Complete step by step solution:
Step 1: In the above figure a rod PQ of length $l$ is kept in a magnetic field $\overrightarrow B$. When the rod is rotated along the axis passing through the midpoint of the rod, then some emf will induce in the rod. Now let us split the rod and think about the OP part of the rod of length $\dfrac{l}{2}$ . The center of mass of the OP part of the rod is in the middle of O and P. Therefore, the distance of the center of mass is $\dfrac{l}{4}$. Now express the relation between angular velocity and the translational velocity of the rod.
$\therefore {v_t} = \omega \times \dfrac{l}{4}$…..equation(1).
Step 2: we can calculate the potential difference between O and P. express the formula for the potential difference between two ends of the rod
$\therefore \left| {{V_P}} \right| = B{v_t}L$
Where $B$ is the magnetic field, $L$is the length of the rod which is $\dfrac{l}{2}$ for OP.
Now substitute the value of ${v_t}$ from equation 1 and $\dfrac{l}{2}$ for $L$ .
$\therefore \left| {{V_P}} \right| = B \times \omega \times \dfrac{l}{4} \times \dfrac{l}{2}$
$\Rightarrow \left| {{V_P}} \right| = B \times \omega \times \dfrac{{{l^2}}}{8}$
Therefore, the magnitude of the potential difference between O and P is obtained above.
Step 3: Now if you see the figure carefully you will find that all the conditions for the other part of the rod OQ and OP are the same.
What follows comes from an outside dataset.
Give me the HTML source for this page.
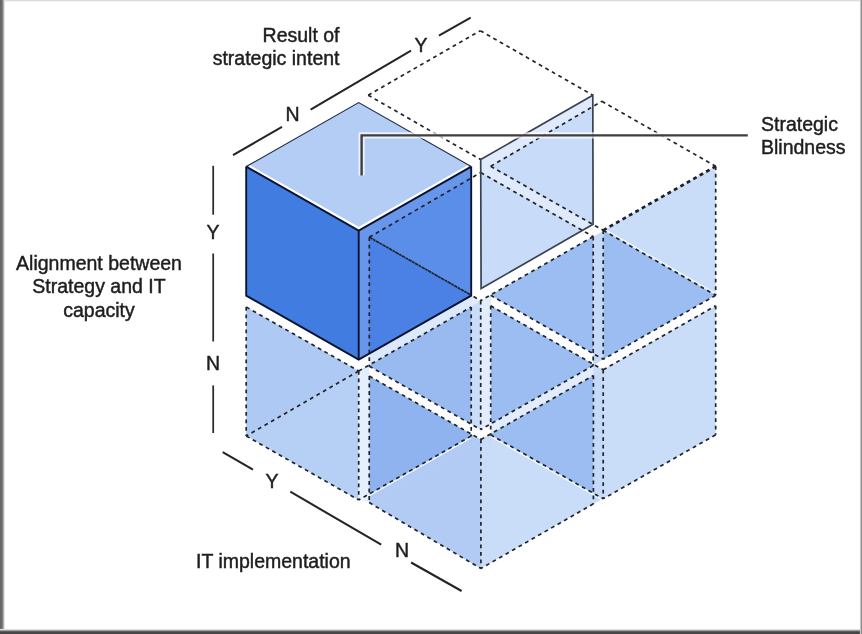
<!DOCTYPE html>
<html><head><meta charset="utf-8"><title>Strategic alignment cube</title>
<style>
html,body{margin:0;padding:0;background:#fff;}
body{width:862px;height:634px;overflow:hidden;position:relative;font-family:"Liberation Sans",sans-serif;}
.fl{position:absolute;left:0;top:0;width:6px;height:634px;background:linear-gradient(to right,#646464 0,#6c6c6c 2px,#9c9c9c 3.2px,#e4e4e4 4.4px,rgba(255,255,255,0) 5.4px);}
.fb{position:absolute;left:0;bottom:0;width:862px;height:6px;background:linear-gradient(to top,#424242 0,#484848 2.2px,#9a9a9a 3.4px,#e6e6e6 4.6px,rgba(255,255,255,0) 5.6px);}
.fr{position:absolute;right:0;top:0;width:3px;height:634px;background:linear-gradient(to left,#848484 0,#8e8e8e 0.7px,#d6d6d6 1.7px,rgba(255,255,255,0) 2.6px);}
.ft{position:absolute;left:0;top:0;width:862px;height:2px;background:linear-gradient(to bottom,#dadada 0,#dedede 0.9px,rgba(255,255,255,0) 1.9px);}
svg{position:absolute;left:0;top:0;filter:blur(0.62px);}
.d{stroke:#20242c;stroke-width:1.7;stroke-dasharray:3.8 3.7;fill:none;}
.d2{stroke:#1c2028;stroke-width:2.7;stroke-dasharray:3.9 3.5;fill:none;}
.s{stroke:#0a1430;stroke-width:1.9;fill:none;stroke-linejoin:miter;}
.s1{stroke:#1c2c4c;stroke-width:1.1;fill:none;}
.p{stroke:#3a4150;stroke-width:1.7;fill:none;}
.ax{stroke:#242424;stroke-width:2.05;}
.axv{stroke:#2a2a2a;stroke-width:1.75;}
.t{position:absolute;font-size:19.5px;line-height:23.2px;color:#1e1e1e;white-space:nowrap;filter:blur(0.7px);-webkit-text-stroke:0.45px #1e1e1e;}
</style></head><body>
<svg width="862" height="634" viewBox="0 0 862 634">
<polygon points="246.2,307.0 358.7,371.0 246.2,436.0" fill="#aecaf4" />
<polygon points="358.7,371.0 358.7,500.0 246.2,436.0" fill="#b6cff5" />
<polygon points="358.7,371.0 471.2,307.0 471.2,436.0 358.7,500.0" fill="#e2ecfc" />
<polygon points="490.7,305.8 603.2,369.8 603.2,498.8 490.7,434.8" fill="#c9dcf8" />
<polygon points="603.2,369.8 715.7,305.8 715.7,434.8 603.2,498.8" fill="#c9dcf8" />
<polygon points="603.2,230.3 715.7,166.3 715.7,295.3" fill="#c9dcf8" />
<polygon points="603.2,230.3 715.7,295.3 603.2,359.3" fill="#9cbdf1" />
<polygon points="490.7,166.3 603.2,230.3 603.2,359.3 490.7,295.3" fill="#c9dcf8" />
<polygon points="369.3,237.2 480.7,300.6 480.7,429.6 369.3,366.2" fill="#e2ecfc" />
<polygon points="480.7,300.6 593.2,236.6 593.2,365.6 480.7,429.6" fill="#e2ecfc" />
<polygon points="358.7,371.0 471.2,307.0 471.2,424.2 369.3,366.2" fill="#98baf0" />
<polygon points="471.2,307.0 480.7,300.6 480.7,429.6 471.2,424.2" fill="#c9dcf8" />
<polygon points="490.7,294.9 593.2,236.6 593.2,365.6 490.7,423.9" fill="#9cbdf1" />
<polygon points="369.3,376.1 480.9,439.5 369.2,502.6" fill="#8fb3ee" />
<polygon points="480.9,439.5 480.9,568.5 369.2,502.6" fill="#b1cbf4" />
<polygon points="480.9,439.5 593.4,375.5 593.4,503.8" fill="#9cbdf1" />
<polygon points="480.9,439.5 593.4,503.8 480.9,568.5" fill="#c9dcf8" />
<polygon points="471.2,434.0 480.9,439.5 471.2,445.0" fill="#b1cbf4" />
<polygon points="369.3,494.0 471.2,436.0 471.2,445.0 369.2,502.6" fill="#b1cbf4" />
<polygon points="480.9,439.5 490.7,433.9 490.7,445.1" fill="#c9dcf8" />
<polygon points="490.7,434.8 593.4,493.2 593.4,503.8 490.7,445.1" fill="#c9dcf8" />
<polygon points="369.3,366.2 480.7,429.6 480.9,439.5 369.3,376.1" fill="#ffffff" />
<polygon points="490.7,295.3 603.2,359.3 603.2,369.8 490.7,305.8" fill="#ffffff" />
<polygon points="480.7,429.6 593.2,365.6 593.4,375.5 480.9,439.5" fill="#e2ecfc" />
<polygon points="480.7,429.6 480.9,439.5 490.9,433.8 490.7,423.9" fill="#ffffff" />
<polygon points="480.7,300.6 490.7,294.9 490.7,423.9 480.7,429.6" fill="#e2ecfc" />
<polygon points="593.2,236.6 603.2,230.3 603.2,359.3 593.2,365.6" fill="#c5d9f8" />
<polygon points="593.4,375.5 603.2,369.8 603.2,498.8 593.4,503.8" fill="#c5d9f8" />
<polygon points="358.7,371.0 369.3,376.1 369.2,502.6 358.7,500.0" fill="#e6f0fd" />
<polygon points="369.3,353.6 471.2,295.6 471.2,307.0 369.3,365.0" fill="#dce8fb" />
<polygon points="358.7,359.6 369.3,353.6 369.3,365.0 358.7,371.0" fill="#ffffff" />
<polygon points="471.2,295.6 471.2,289.6 481.1,288.6 593.1,224.3 593.2,236.6 480.7,300.6" fill="#ffffff" />
<polygon points="593.1,224.3 603.2,230.3 603.2,231.3 593.2,236.6" fill="#ffffff" />
<polygon points="471.2,166.6 480.7,159.6 481.1,288.6 471.2,295.6" fill="#ffffff" />
<polygon points="246.2,166.6 358.7,230.6 358.7,359.6 246.2,295.6" fill="#417ce0" />
<polygon points="358.7,230.6 471.2,166.6 471.2,295.6 358.7,359.6" fill="#6796ea" />
<clipPath id="cR"><polygon points="358.7,230.6 471.2,166.6 471.2,295.6 358.7,359.6"/></clipPath>
<g clip-path="url(#cR)">
<polygon points="369.3,237.2 480.7,172.6 593.2,236.6 480.7,300.6" fill="#5a8ee8" />
<polygon points="369.3,237.2 480.7,300.6 480.7,429.6 369.3,366.2" fill="#4b81e4" />
</g>
<polygon points="246.2,166.6 358.7,102.6 471.2,166.6 358.7,230.6" fill="#b4cdf4" />
<polyline points="249.2,166.6 358.7,228.6 468.2,166.6" fill="none" stroke="#fff" stroke-width="3" stroke-linejoin="miter"/>
<clipPath id="cP"><polygon points="480.7,159.6 592.8,95.2 593.1,224.3 481.1,288.6"/></clipPath>
<polygon points="480.7,159.6 592.8,95.2 593.1,224.3 481.1,288.6" fill="#dfeafc" />
<g clip-path="url(#cP)">
<polygon points="490.7,166.3 601.9,101.3 715.7,166.3 603.2,230.3" fill="#c8dbf8" />
<polygon points="369.3,237.2 480.7,172.6 593.2,236.6 480.7,300.6" fill="#c8dbf8" />
</g>
<line x1="603.2" y1="228.7" x2="715.7" y2="293.7" stroke="#fff" stroke-width="1.4" opacity="0.85"/>
<line x1="490.7" y1="436.4" x2="603.2" y2="500.4" stroke="#fff" stroke-width="1.4" opacity="0.85"/>
<line x1="471.2" y1="437.6" x2="358.7" y2="501.6" stroke="#fff" stroke-width="1.4" opacity="0.85"/>
<line x1="368.2" y1="95.2" x2="480.3" y2="30.7" class="d"/>
<line x1="480.3" y1="30.7" x2="592.8" y2="95.2" class="d"/>
<line x1="368.2" y1="95.2" x2="480.7" y2="159.6" class="d"/>
<line x1="490.7" y1="166.3" x2="601.9" y2="101.3" class="d"/>
<line x1="601.9" y1="101.3" x2="715.7" y2="166.3" class="d"/>
<line x1="490.7" y1="166.3" x2="603.2" y2="230.3" class="d"/>
<line x1="715.7" y1="166.3" x2="715.7" y2="295.3" class="d"/>
<line x1="715.7" y1="295.3" x2="603.2" y2="359.3" class="d"/>
<line x1="603.2" y1="230.3" x2="603.2" y2="359.3" class="d"/>
<line x1="603.2" y1="230.3" x2="715.7" y2="295.3" class="d"/>
<line x1="490.7" y1="295.3" x2="603.2" y2="359.3" class="d"/>
<line x1="369.3" y1="237.2" x2="480.7" y2="172.6" class="d"/>
<line x1="480.7" y1="172.6" x2="593.2" y2="236.6" class="d"/>
<line x1="593.2" y1="236.6" x2="480.7" y2="300.6" class="d"/>
<line x1="369.3" y1="237.2" x2="480.7" y2="300.6" class="d"/>
<line x1="369.3" y1="237.2" x2="369.3" y2="366.2" class="d"/>
<line x1="369.3" y1="366.2" x2="480.7" y2="429.6" class="d"/>
<line x1="480.7" y1="300.6" x2="480.7" y2="429.6" class="d"/>
<line x1="593.2" y1="236.6" x2="593.2" y2="365.6" class="d"/>
<line x1="593.2" y1="365.6" x2="480.7" y2="429.6" class="d"/>
<line x1="246.2" y1="307.0" x2="358.7" y2="371.0" class="d"/>
<line x1="246.2" y1="307.0" x2="246.2" y2="436.0" class="d"/>
<line x1="246.2" y1="436.0" x2="358.7" y2="500.0" class="d"/>
<line x1="358.7" y1="371.0" x2="358.7" y2="500.0" class="d"/>
<line x1="358.7" y1="371.0" x2="246.2" y2="436.0" class="d"/>
<line x1="358.7" y1="371.0" x2="471.2" y2="307.0" class="d"/>
<line x1="471.2" y1="307.0" x2="471.2" y2="436.0" class="d"/>
<line x1="471.2" y1="436.0" x2="358.7" y2="500.0" class="d"/>
<line x1="369.3" y1="376.1" x2="480.9" y2="439.5" class="d"/>
<line x1="369.3" y1="376.1" x2="369.2" y2="502.6" class="d"/>
<line x1="369.2" y1="502.6" x2="480.9" y2="568.5" class="d"/>
<line x1="480.9" y1="439.5" x2="480.9" y2="568.5" class="d"/>
<line x1="480.9" y1="439.5" x2="593.4" y2="375.5" class="d"/>
<line x1="593.4" y1="375.5" x2="593.4" y2="503.8" class="d"/>
<line x1="593.4" y1="503.8" x2="480.9" y2="568.5" class="d"/>
<line x1="490.7" y1="305.8" x2="603.2" y2="369.8" class="d"/>
<line x1="490.7" y1="305.8" x2="490.7" y2="434.8" class="d"/>
<line x1="490.7" y1="434.8" x2="603.2" y2="498.8" class="d"/>
<line x1="603.2" y1="369.8" x2="603.2" y2="498.8" class="d"/>
<line x1="603.2" y1="369.8" x2="715.7" y2="305.8" class="d"/>
<line x1="715.7" y1="305.8" x2="715.7" y2="434.8" class="d"/>
<line x1="715.7" y1="434.8" x2="603.2" y2="498.8" class="d"/>
<g clip-path="url(#cR)"><line x1="369.3" y1="237.2" x2="480.7" y2="300.6" class="d" style="stroke-dasharray:2.7 4.8" stroke-dashoffset="-4.3"/></g>
<line x1="603.2" y1="230.3" x2="715.7" y2="166.3" class="d2"/>
<polyline points="246.2,166.6 358.7,102.6 471.2,166.6" class="s1"/>
<polyline points="246.2,166.6 246.2,295.6 358.7,359.6 471.2,295.6 471.2,166.6" class="s"/>
<polyline points="246.2,166.6 358.7,230.6 471.2,166.6" class="s"/>
<line x1="358.7" y1="230.6" x2="358.7" y2="359.6" class="s"/>
<polygon points="480.7,159.6 592.8,95.2 593.1,224.3 481.1,288.6" class="p"/>
<path d="M361.6,175.6 V135.4 H747.8" fill="none" stroke="#fff" stroke-width="6.2" stroke-linecap="butt" stroke-linejoin="miter" opacity="0.72"/>
<path d="M361.6,175.6 V135.4 H747.8" fill="none" stroke="#3e3e3e" stroke-width="2.4" stroke-linejoin="miter"/>
<line x1="233.0" y1="155.2" x2="282.0" y2="126.8" class="ax"/>
<line x1="310.6" y1="109.7" x2="411.0" y2="50.7" class="ax"/>
<line x1="438.9" y1="35.6" x2="470.7" y2="17.6" class="ax"/>
<line x1="213.2" y1="165.8" x2="213.2" y2="214.7" class="axv"/>
<line x1="213.2" y1="253.5" x2="213.2" y2="341.5" class="axv"/>
<line x1="213.2" y1="385.4" x2="213.2" y2="433.0" class="axv"/>
<line x1="222.7" y1="452.1" x2="253.0" y2="469.6" class="ax"/>
<line x1="290.3" y1="491.7" x2="381.2" y2="544.6" class="ax"/>
<line x1="411.1" y1="562.5" x2="461.6" y2="591.0" class="ax"/>
</svg>
<div class="t" style="right:522.5px;top:23.7px;text-align:right;line-height:23.6px">Result of<br>strategic intent</div>
<div class="t" style="left:-1px;width:200px;top:252px;text-align:center;line-height:23.4px">Alignment between<br>Strategy and IT<br>capacity</div>
<div class="t" style="left:196px;top:550px;">IT implementation</div>
<div class="t" style="left:761px;top:113px;">Strategic<br>Blindness</div>
<div class="t" style="left:285.5px;top:103px;">N</div>
<div class="t" style="left:414.6px;top:34.3px;">Y</div>
<div class="t" style="left:206.5px;top:221px;">Y</div>
<div class="t" style="left:206px;top:351.5px;">N</div>
<div class="t" style="left:265.5px;top:470px;">Y</div>
<div class="t" style="left:395px;top:539px;">N</div>
<div class="ft"></div><div class="fl"></div><div class="fb"></div><div class="fr"></div>
</body></html>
Therefore the magnitude of the potential difference between O and Q will be the same as between O and P.
$\therefore \left| {{V_Q}} \right| = B \times \omega \times \dfrac{{{l^2}}}{8}$
Step 4: Now calculate the potential difference between P and Q.
$\therefore {V_{PQ}} = {V_Q} - {V_P}$
$\Rightarrow {V_{PQ}} = B \times \omega \times \dfrac{{{l^2}}}{8} - B \times \omega \times \dfrac{{{l^2}}}{8}$
$\Rightarrow {V_{PQ}} = 0$

Hence the potential difference between P and Q will be zero.

Note: The potential difference induced by the rotation in a magnetic field may vary if the axis of rotation is not in the mid of the ends, the metallic rod is not uniformly thick, the magnetic field is not uniform, etc. in the relation between angular velocity and translation velocity the distance will vary for each point on the rod but eventually when we will calculate the potential difference between P and Q the result will be the same.